— Start MATERIALS PROVIDED —

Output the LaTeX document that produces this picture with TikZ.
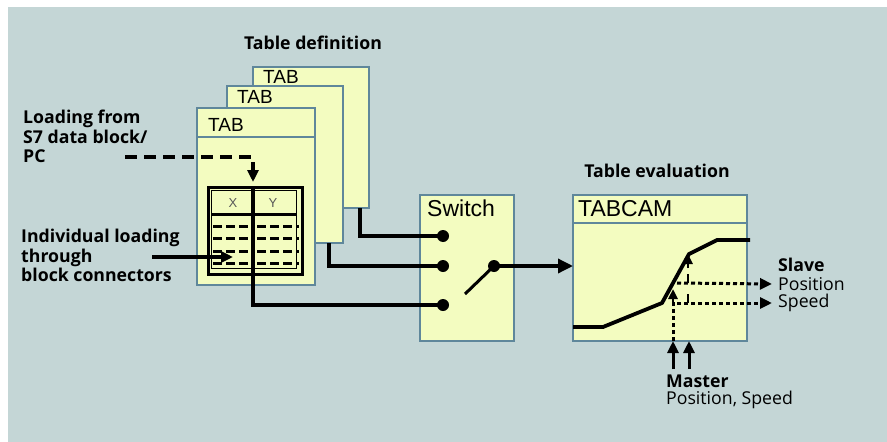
\documentclass[tikz,border=0pt]{standalone}
\usepackage{fontspec}
\setmainfont{Open Sans}
\newfontfamily\boxfont{Liberation Sans}
\usetikzlibrary{arrows.meta}

\definecolor{panel}{RGB}{196,214,214}
\definecolor{boxfill}{RGB}{243,252,192}
\definecolor{boxline}{RGB}{95,135,155}

\tikzset{
  blk/.style={draw=boxline, fill=boxfill, line width=2pt, inner sep=0pt, outer sep=0pt, anchor=north west},
  conn/.style={line width=3.4pt, black},
  dashline/.style={line width=3.4pt, black, dash pattern=on 12pt off 7pt},
  dotline/.style={line width=3pt, black, dash pattern=on 4pt off 3pt},
  rowdash/.style={line width=3pt, black, dash pattern=on 9pt off 4pt},
  dot/.style={circle, fill=black, inner sep=0pt, minimum size=12pt},
  bigtip/.tip={Triangle[length=15pt, width=14pt]},
  tip/.tip={Triangle[length=12pt, width=11pt]},
  smalltip/.tip={Triangle[length=10pt, width=9pt]},
  lbl/.style={font=\fontsize{17.7}{19.5}\selectfont\bfseries, align=left, anchor=north west, inner sep=0pt},
  plain/.style={font=\fontsize{17.7}{19}\selectfont, anchor=west, inner sep=0pt},
  title/.style={font=\fontsize{17.7}{18}\selectfont\bfseries, inner sep=0pt},
  head/.style={font=\boxfont\fontsize{19}{19}\selectfont, anchor=north west, inner sep=0pt},
  bighead/.style={font=\boxfont\fontsize{23}{23}\selectfont, anchor=north west, inner sep=0pt},
}

\begin{document}
\begin{tikzpicture}[x=1pt, y=-1pt]
\useasboundingbox (0,0) rectangle (887,442);
\fill[panel] (8,7) rectangle (887,442);

% --- table definition: stacked TAB blocks
\node[title] (tdef) at (313,43) {Table definition};
\node[blk, minimum width=116pt, minimum height=141pt] (tab3) at (253,67) {};
\node[head] at (263,70) {TAB};
\node[blk, minimum width=116pt, minimum height=157pt] (tab2) at (227,86) {};
\node[head] at (237,90) {TAB};
\node[blk, minimum width=118pt, minimum height=177pt] (tab1) at (197,108) {};
\node[head] at (208,118) {TAB};
\coordinate (sep1) at (0,137);
\draw[boxline, line width=2pt] (tab1.west |- sep1) -- (tab1.east |- sep1);

% inner X/Y table
\node[draw=black, line width=2.8pt, minimum width=94pt, minimum height=87pt, inner sep=0pt, anchor=north west] (tbl) at (207,186) {};
\draw[line width=1.6pt] (211.5,190.5) rectangle (296.5,268.5);
\coordinate (divx) at (253,0);
\node[font=\boxfont\fontsize{13}{13}\selectfont, text=black!65] at (233,203) {X};
\node[font=\boxfont\fontsize{13}{13}\selectfont, text=black!65] at (273,203) {Y};
\draw[line width=3pt] (211,214) -- (297,214);
\foreach \yy in {226,238,251,263} {
  \draw[rowdash] (213,\yy) -- (251,\yy);
  \draw[rowdash] (257,\yy) -- (299,\yy);
}

% left-hand labels and their inputs
\node[lbl] (ldlbl) at (23,110) {Loading from\\S7 data block/\\PC};
\coordinate (ldstart) at (125,157);
\draw[dashline, -tip] (ldstart) -| ([yshift=4pt]tbl.north -| divx);
\node[lbl] (indlbl) at (21,229) {Individual loading\\through\\block connectors};
\coordinate (indstart) at (152,257);
\draw[conn, -tip] (indstart) -- (233,257);

% --- switch block
\node[blk, minimum width=94pt, minimum height=146pt] (sw) at (420,195) {};
\node[bighead] at (427,200) {Switch};
\node[dot] (d1) at (443,236) {};
\node[dot] (d2) at (443,266) {};
\node[dot] (d3) at (443,305) {};
\node[dot] (pv) at (494,266) {};
\coordinate (blade) at (465,294);
\draw[line width=3pt] (blade) -- (pv.center);

% connections TAB -> switch
\draw[conn] ([xshift=-9pt]tab3.south east) |- (d1.center);
\draw[conn] ([xshift=-14pt]tab2.south east) |- (d2.center);
\draw[conn] (tbl.north -| divx) |- (d3.center);

% --- table evaluation
\node[title] (teval) at (657,171) {Table evaluation};
\node[blk, minimum width=174pt, minimum height=146pt] (tc) at (573,195) {};
\node[bighead] at (578,200) {TABCAM};
\coordinate (sep2) at (0,223);
\draw[boxline, line width=2pt] (tc.west |- sep2) -- (tc.east |- sep2);
\draw[conn, -bigtip] (pv.center) -- (pv.center -| tc.west);

% cam profile
\draw[line width=3.8pt, line join=round] (573,327) -- (603,327) -- (662,303) -- (689,254) -- (717,240) -- (750,240);

% master inputs and slave outputs
\draw[dotline] (673,341) -- (673,300);
\draw[-smalltip, line width=2.5pt] (673,304) -- (673,289);
\draw[-smalltip, line width=2.5pt] (688,268) -- (688,254);
\draw[line width=2.5pt] (688,274) -- (688,283);
\draw[line width=2.5pt] (688,294) -- (688,303);

\node[lbl, anchor=west] (slv) at (778,265) {Slave};
\node[plain] (spos) at (778,284) {Position};
\node[plain] (sspd) at (778,303) {Speed};
\draw[dotline, -tip] (677,283) -- ([xshift=-6pt]spos.west);
\draw[dotline, -tip] (677,303) -- ([xshift=-6pt]sspd.west);

\node[lbl, anchor=west] (mst) at (666,381) {Master};
\node[plain] (mps) at (666,400) {Position, Speed};
\coordinate (m1) at (673,369);
\coordinate (m2) at (689,369);
\draw[conn, line width=3pt, -tip] (m1) -- (m1 |- tc.south);
\draw[conn, line width=3pt, -tip] (m2) -- (m2 |- tc.south);
\end{tikzpicture}
\end{document}
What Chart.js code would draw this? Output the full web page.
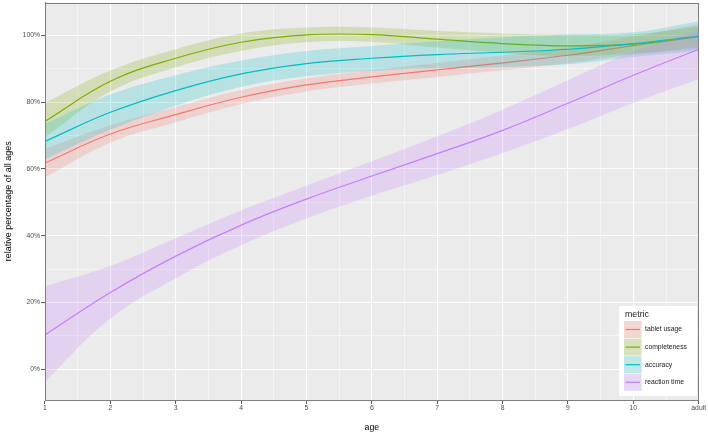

— End MATERIALS PROVIDED —

**OBJECTIVE:** Write out the material above again, word for word, minus its pictures.

**CORRECT ANSWER:**
Output the LaTeX document that produces this picture with TikZ.
\documentclass[tikz,border=0pt]{standalone}
\usepackage{fontspec}
\setmainfont{Open Sans}
\newfontfamily\boxfont{Liberation Sans}
\usetikzlibrary{arrows.meta}

\definecolor{panel}{RGB}{196,214,214}
\definecolor{boxfill}{RGB}{243,252,192}
\definecolor{boxline}{RGB}{95,135,155}

\tikzset{
  blk/.style={draw=boxline, fill=boxfill, line width=2pt, inner sep=0pt, outer sep=0pt, anchor=north west},
  conn/.style={line width=3.4pt, black},
  dashline/.style={line width=3.4pt, black, dash pattern=on 12pt off 7pt},
  dotline/.style={line width=3pt, black, dash pattern=on 4pt off 3pt},
  rowdash/.style={line width=3pt, black, dash pattern=on 9pt off 4pt},
  dot/.style={circle, fill=black, inner sep=0pt, minimum size=12pt},
  bigtip/.tip={Triangle[length=15pt, width=14pt]},
  tip/.tip={Triangle[length=12pt, width=11pt]},
  smalltip/.tip={Triangle[length=10pt, width=9pt]},
  lbl/.style={font=\fontsize{17.7}{19.5}\selectfont\bfseries, align=left, anchor=north west, inner sep=0pt},
  plain/.style={font=\fontsize{17.7}{19}\selectfont, anchor=west, inner sep=0pt},
  title/.style={font=\fontsize{17.7}{18}\selectfont\bfseries, inner sep=0pt},
  head/.style={font=\boxfont\fontsize{19}{19}\selectfont, anchor=north west, inner sep=0pt},
  bighead/.style={font=\boxfont\fontsize{23}{23}\selectfont, anchor=north west, inner sep=0pt},
}

\begin{document}
\begin{tikzpicture}[x=1pt, y=-1pt]
\useasboundingbox (0,0) rectangle (887,442);
\fill[panel] (8,7) rectangle (887,442);

% --- table definition: stacked TAB blocks
\node[title] (tdef) at (313,43) {Table definition};
\node[blk, minimum width=116pt, minimum height=141pt] (tab3) at (253,67) {};
\node[head] at (263,70) {TAB};
\node[blk, minimum width=116pt, minimum height=157pt] (tab2) at (227,86) {};
\node[head] at (237,90) {TAB};
\node[blk, minimum width=118pt, minimum height=177pt] (tab1) at (197,108) {};
\node[head] at (208,118) {TAB};
\coordinate (sep1) at (0,137);
\draw[boxline, line width=2pt] (tab1.west |- sep1) -- (tab1.east |- sep1);

% inner X/Y table
\node[draw=black, line width=2.8pt, minimum width=94pt, minimum height=87pt, inner sep=0pt, anchor=north west] (tbl) at (207,186) {};
\draw[line width=1.6pt] (211.5,190.5) rectangle (296.5,268.5);
\coordinate (divx) at (253,0);
\node[font=\boxfont\fontsize{13}{13}\selectfont, text=black!65] at (233,203) {X};
\node[font=\boxfont\fontsize{13}{13}\selectfont, text=black!65] at (273,203) {Y};
\draw[line width=3pt] (211,214) -- (297,214);
\foreach \yy in {226,238,251,263} {
  \draw[rowdash] (213,\yy) -- (251,\yy);
  \draw[rowdash] (257,\yy) -- (299,\yy);
}

% left-hand labels and their inputs
\node[lbl] (ldlbl) at (23,110) {Loading from\\S7 data block/\\PC};
\coordinate (ldstart) at (125,157);
\draw[dashline, -tip] (ldstart) -| ([yshift=4pt]tbl.north -| divx);
\node[lbl] (indlbl) at (21,229) {Individual loading\\through\\block connectors};
\coordinate (indstart) at (152,257);
\draw[conn, -tip] (indstart) -- (233,257);

% --- switch block
\node[blk, minimum width=94pt, minimum height=146pt] (sw) at (420,195) {};
\node[bighead] at (427,200) {Switch};
\node[dot] (d1) at (443,236) {};
\node[dot] (d2) at (443,266) {};
\node[dot] (d3) at (443,305) {};
\node[dot] (pv) at (494,266) {};
\coordinate (blade) at (465,294);
\draw[line width=3pt] (blade) -- (pv.center);

% connections TAB -> switch
\draw[conn] ([xshift=-9pt]tab3.south east) |- (d1.center);
\draw[conn] ([xshift=-14pt]tab2.south east) |- (d2.center);
\draw[conn] (tbl.north -| divx) |- (d3.center);

% --- table evaluation
\node[title] (teval) at (657,171) {Table evaluation};
\node[blk, minimum width=174pt, minimum height=146pt] (tc) at (573,195) {};
\node[bighead] at (578,200) {TABCAM};
\coordinate (sep2) at (0,223);
\draw[boxline, line width=2pt] (tc.west |- sep2) -- (tc.east |- sep2);
\draw[conn, -bigtip] (pv.center) -- (pv.center -| tc.west);

% cam profile
\draw[line width=3.8pt, line join=round] (573,327) -- (603,327) -- (662,303) -- (689,254) -- (717,240) -- (750,240);

% master inputs and slave outputs
\draw[dotline] (673,341) -- (673,300);
\draw[-smalltip, line width=2.5pt] (673,304) -- (673,289);
\draw[-smalltip, line width=2.5pt] (688,268) -- (688,254);
\draw[line width=2.5pt] (688,274) -- (688,283);
\draw[line width=2.5pt] (688,294) -- (688,303);

\node[lbl, anchor=west] (slv) at (778,265) {Slave};
\node[plain] (spos) at (778,284) {Position};
\node[plain] (sspd) at (778,303) {Speed};
\draw[dotline, -tip] (677,283) -- ([xshift=-6pt]spos.west);
\draw[dotline, -tip] (677,303) -- ([xshift=-6pt]sspd.west);

\node[lbl, anchor=west] (mst) at (666,381) {Master};
\node[plain] (mps) at (666,400) {Position, Speed};
\coordinate (m1) at (673,369);
\coordinate (m2) at (689,369);
\draw[conn, line width=3pt, -tip] (m1) -- (m1 |- tc.south);
\draw[conn, line width=3pt, -tip] (m2) -- (m2 |- tc.south);
\end{tikzpicture}
\end{document}
What Chart.js code would draw this? Output the full web page.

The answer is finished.